Gray: I don't have the budget that I had, so I have cut my project way back. I am in retirement. I'm still working every day, but I don't teach and I don't have as many graduate students and as much financial need. I've got a little money from Lexington Insurance out of Boston, and I have some National Science Foundation money. For years I haven't had any NOAA, NASA, or Navy money. But I'm having more fun. Right now, I'm trying to work on this human-induced global-warming thing that I think is grossly exaggerated.
Q: You don't believe global warming is causing climate change?
Gray: No. If it is, it is causing such a small part that it is negligible. I'm not disputing that there has been global warming. There was a lot of global warming in the 1930s and '40s, and then there was a slight global cooling from the middle '40s to the early '70s. And, there has been warming since the middle '70s, especially in the last 10 years. But this is natural, due to ocean circulation changes and other factors. It is not human induced.

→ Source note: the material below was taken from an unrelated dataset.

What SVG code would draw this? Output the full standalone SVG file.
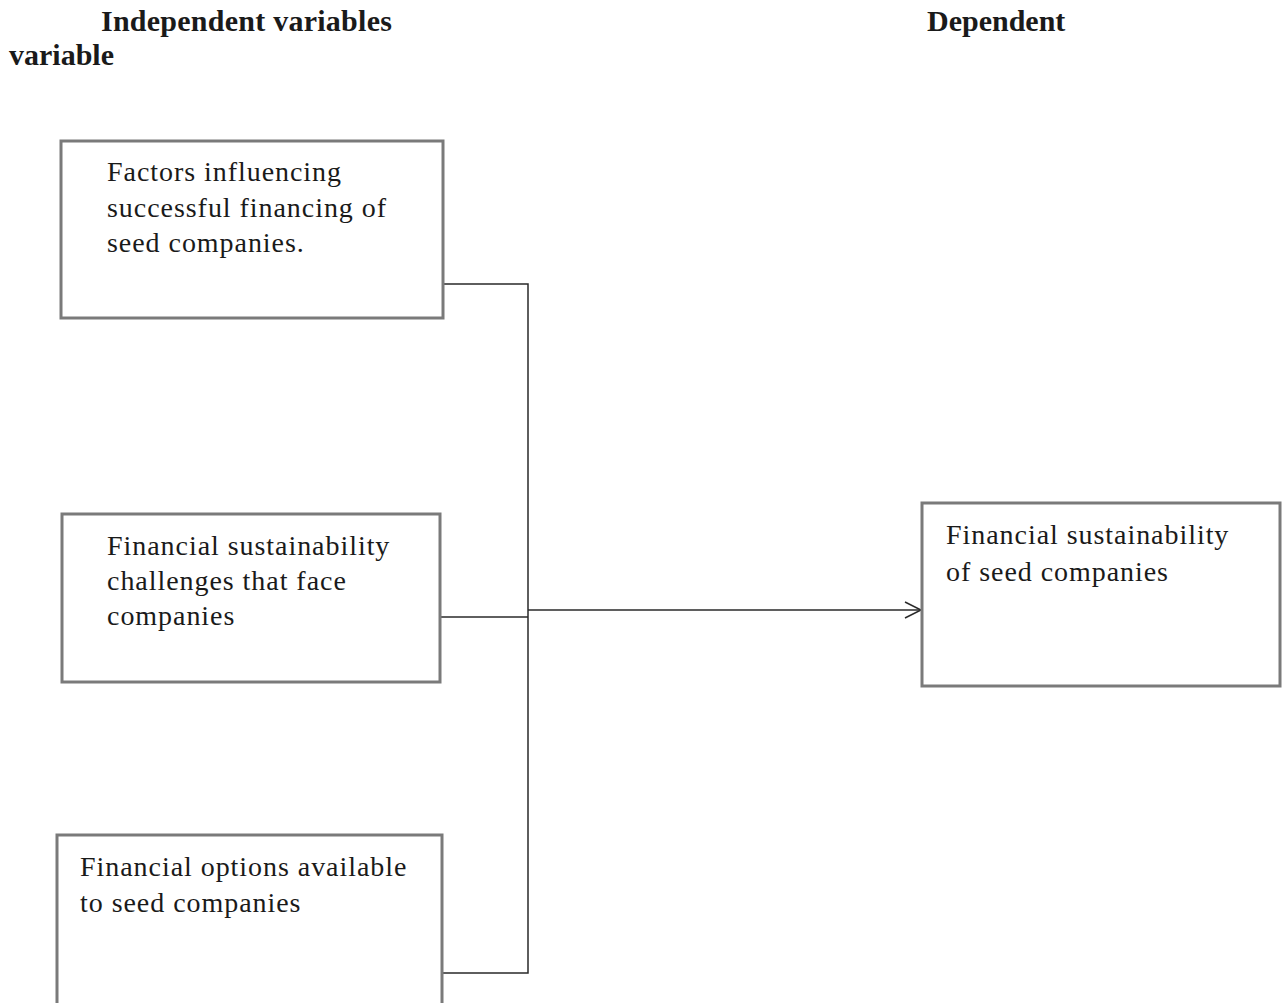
<svg xmlns="http://www.w3.org/2000/svg" width="1288" height="1003" viewBox="0 0 1288 1003">
<style>
.box{fill:#fff;stroke:#7a7a7a;stroke-width:3}
.t{font-family:"Liberation Serif","Times New Roman",serif;font-size:28px;fill:#1a1a1a;letter-spacing:0.95px}
.h{font-family:"Liberation Serif","Times New Roman",serif;font-size:30px;font-weight:bold;fill:#1a1a1a}
.c{fill:none;stroke:#2a2a2a;stroke-width:1.5}
</style>
<defs>
<marker id="arr" markerWidth="20" markerHeight="20" refX="17" refY="9" orient="auto" markerUnits="userSpaceOnUse">
<path d="M1,1 L17,9 L1,17" fill="none" stroke="#2a2a2a" stroke-width="1.5"/>
</marker>
</defs>
<rect width="1288" height="1003" fill="#fff"/>
<g id="headers">
<text class="h" x="101" y="31" letter-spacing="0.25">Independent variables</text>
<text class="h" x="927" y="31">Dependent</text>
<text class="h" x="9" y="65">variable</text>
</g>
<g id="connectors">
<polyline class="c" points="443,284 528,284 528,973 442,973"/>
<line class="c" x1="440" y1="617" x2="528" y2="617"/>
<line class="c" x1="528" y1="610" x2="921" y2="610" marker-end="url(#arr)"/>
</g>
<g id="node1">
<rect class="box" x="61" y="141" width="382" height="177"/>
<text class="t" x="107" y="181">Factors influencing</text>
<text class="t" x="107" y="217">successful financing of</text>
<text class="t" x="107" y="252">seed companies.</text>
</g>
<g id="node2">
<rect class="box" x="62" y="514" width="378" height="168"/>
<text class="t" x="107" y="555">Financial sustainability</text>
<text class="t" x="107" y="590">challenges that face</text>
<text class="t" x="107" y="625">companies</text>
</g>
<g id="node3">
<rect class="box" x="57" y="835" width="385" height="200"/>
<text class="t" x="80" y="876">Financial options available</text>
<text class="t" x="80" y="912">to seed companies</text>
</g>
<g id="node4">
<rect class="box" x="922" y="503" width="358" height="183"/>
<text class="t" x="946" y="544">Financial sustainability</text>
<text class="t" x="946" y="581">of seed companies</text>
</g>
</svg>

Q: That must be a controversial position among hurricane researchers.
Gray: Nearly all of my colleagues who have been around 40 or 50 years are skeptical as hell about this whole global-warming thing. But no one asks us. If you don't know anything about how the atmosphere functions, you will of course say, "Look, greenhouse gases are going up, the globe is warming, they must be related." Well, just because there are two associations, changing with the same sign, doesn't mean that one is causing the other.
Q: With last year's hurricane season so active, and this year's looking like it will be, won't people say it's evidence of global warming?
Gray: The Atlantic has had more of these storms in the last 10 years or so, but in other ocean basins, activity is slightly down. Why would that be so if this is climate change? The Atlantic is a special basin? The number of major storms in teh Atlantic also went way down from the middle 1960s to the middle '90s, when greenhouse gases were going up.
Q: Why is there scientific support for the idea?
Gray: So many people have a vested interest in this global-warming thing -- all these big labs and research and stuff. The idea is to frighten the public, to get money to study it more. Not that the cold war is over, we have to generate a common enemy to support science, and what better common enemy for the globe than greenhouse gases?
Q: Are your funding problems due in part to your view?
Gray: I can't be sure, but I think that's a lot of the reason. I have been around 50 years, so my views on this are well known. I had NOAA money for 30 some years, and then when the Clinton administration came in and Gore started directing some of the environmental stuff, I was cut off. I couldn't get any NOAA money. They turned down 13 straight proposals from me.